▶ DIRECTIVE:
Include the line containing "from matplotlib.transforms import" and all lines before it, repeated exactly from the listing below, without pictures.
* Begin GIVEN INFORMATION *
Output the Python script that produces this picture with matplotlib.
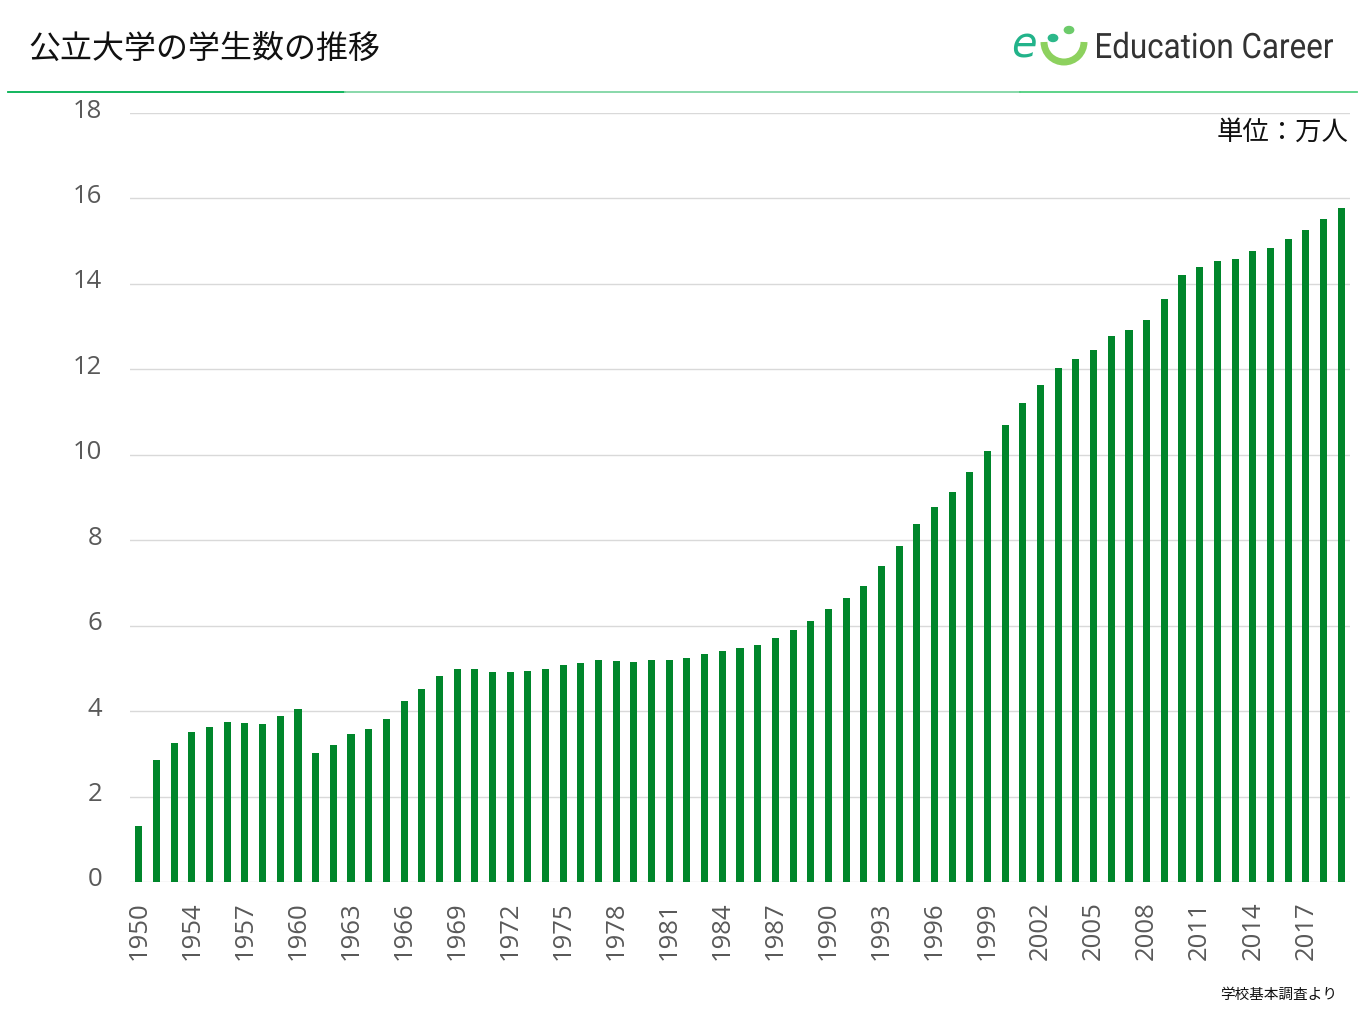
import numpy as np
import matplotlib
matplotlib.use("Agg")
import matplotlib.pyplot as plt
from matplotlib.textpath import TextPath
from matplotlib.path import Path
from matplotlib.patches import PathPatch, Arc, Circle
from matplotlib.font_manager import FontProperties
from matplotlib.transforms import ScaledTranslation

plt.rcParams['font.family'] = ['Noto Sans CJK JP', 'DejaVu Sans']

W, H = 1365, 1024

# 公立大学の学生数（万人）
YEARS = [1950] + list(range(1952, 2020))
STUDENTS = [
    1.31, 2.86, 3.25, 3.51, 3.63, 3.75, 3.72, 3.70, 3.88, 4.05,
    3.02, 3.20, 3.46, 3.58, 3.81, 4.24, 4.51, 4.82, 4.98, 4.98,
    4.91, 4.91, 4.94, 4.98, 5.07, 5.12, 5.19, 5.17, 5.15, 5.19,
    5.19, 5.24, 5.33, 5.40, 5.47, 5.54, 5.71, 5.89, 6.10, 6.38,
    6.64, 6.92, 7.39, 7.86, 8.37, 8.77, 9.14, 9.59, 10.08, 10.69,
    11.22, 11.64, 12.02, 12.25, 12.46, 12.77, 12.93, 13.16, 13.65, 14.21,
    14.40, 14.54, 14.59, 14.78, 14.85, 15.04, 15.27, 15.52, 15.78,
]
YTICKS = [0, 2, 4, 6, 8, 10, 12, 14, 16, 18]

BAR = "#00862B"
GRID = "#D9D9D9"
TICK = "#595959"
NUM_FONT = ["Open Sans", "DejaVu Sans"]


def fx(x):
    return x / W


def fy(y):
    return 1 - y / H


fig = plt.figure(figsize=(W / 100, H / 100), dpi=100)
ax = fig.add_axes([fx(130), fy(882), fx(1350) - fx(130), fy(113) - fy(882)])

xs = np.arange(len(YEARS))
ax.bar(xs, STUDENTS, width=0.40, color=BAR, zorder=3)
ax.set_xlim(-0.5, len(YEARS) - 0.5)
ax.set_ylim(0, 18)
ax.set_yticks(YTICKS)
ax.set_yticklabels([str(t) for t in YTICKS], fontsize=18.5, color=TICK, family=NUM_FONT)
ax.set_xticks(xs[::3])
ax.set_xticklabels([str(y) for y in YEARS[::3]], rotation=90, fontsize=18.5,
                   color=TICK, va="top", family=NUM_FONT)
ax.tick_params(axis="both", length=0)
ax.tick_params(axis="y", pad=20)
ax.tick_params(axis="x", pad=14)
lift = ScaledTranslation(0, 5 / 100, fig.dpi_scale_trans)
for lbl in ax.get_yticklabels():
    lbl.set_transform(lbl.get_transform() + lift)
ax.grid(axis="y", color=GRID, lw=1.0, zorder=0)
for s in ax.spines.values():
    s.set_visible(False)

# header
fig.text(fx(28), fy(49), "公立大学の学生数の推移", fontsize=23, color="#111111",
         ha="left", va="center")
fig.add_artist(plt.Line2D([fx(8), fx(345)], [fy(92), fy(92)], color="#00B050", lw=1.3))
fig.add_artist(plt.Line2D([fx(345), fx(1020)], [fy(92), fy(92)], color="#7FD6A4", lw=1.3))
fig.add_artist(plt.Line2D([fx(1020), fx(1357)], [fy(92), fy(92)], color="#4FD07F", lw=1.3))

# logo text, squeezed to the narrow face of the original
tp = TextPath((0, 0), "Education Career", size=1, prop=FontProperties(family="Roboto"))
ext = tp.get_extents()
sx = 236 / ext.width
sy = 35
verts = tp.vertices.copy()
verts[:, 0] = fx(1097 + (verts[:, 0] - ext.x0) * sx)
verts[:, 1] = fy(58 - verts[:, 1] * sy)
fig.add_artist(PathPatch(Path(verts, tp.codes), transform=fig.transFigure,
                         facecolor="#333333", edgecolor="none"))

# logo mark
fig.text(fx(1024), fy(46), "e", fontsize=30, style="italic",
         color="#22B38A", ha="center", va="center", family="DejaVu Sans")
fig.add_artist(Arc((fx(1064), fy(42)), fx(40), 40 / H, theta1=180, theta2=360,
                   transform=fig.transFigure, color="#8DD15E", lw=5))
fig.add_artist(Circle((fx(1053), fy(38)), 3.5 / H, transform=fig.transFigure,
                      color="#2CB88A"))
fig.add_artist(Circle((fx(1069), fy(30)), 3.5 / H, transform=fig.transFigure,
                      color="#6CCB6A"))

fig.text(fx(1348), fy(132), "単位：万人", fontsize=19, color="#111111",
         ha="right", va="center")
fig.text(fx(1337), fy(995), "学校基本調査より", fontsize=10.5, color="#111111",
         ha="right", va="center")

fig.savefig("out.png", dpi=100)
* End GIVEN INFORMATION *
▶ FINISHED ANSWER:
Output the Python script that produces this picture with matplotlib.
import numpy as np
import matplotlib
matplotlib.use("Agg")
import matplotlib.pyplot as plt
from matplotlib.textpath import TextPath
from matplotlib.path import Path
from matplotlib.patches import PathPatch, Arc, Circle
from matplotlib.font_manager import FontProperties
from matplotlib.transforms import ScaledTranslation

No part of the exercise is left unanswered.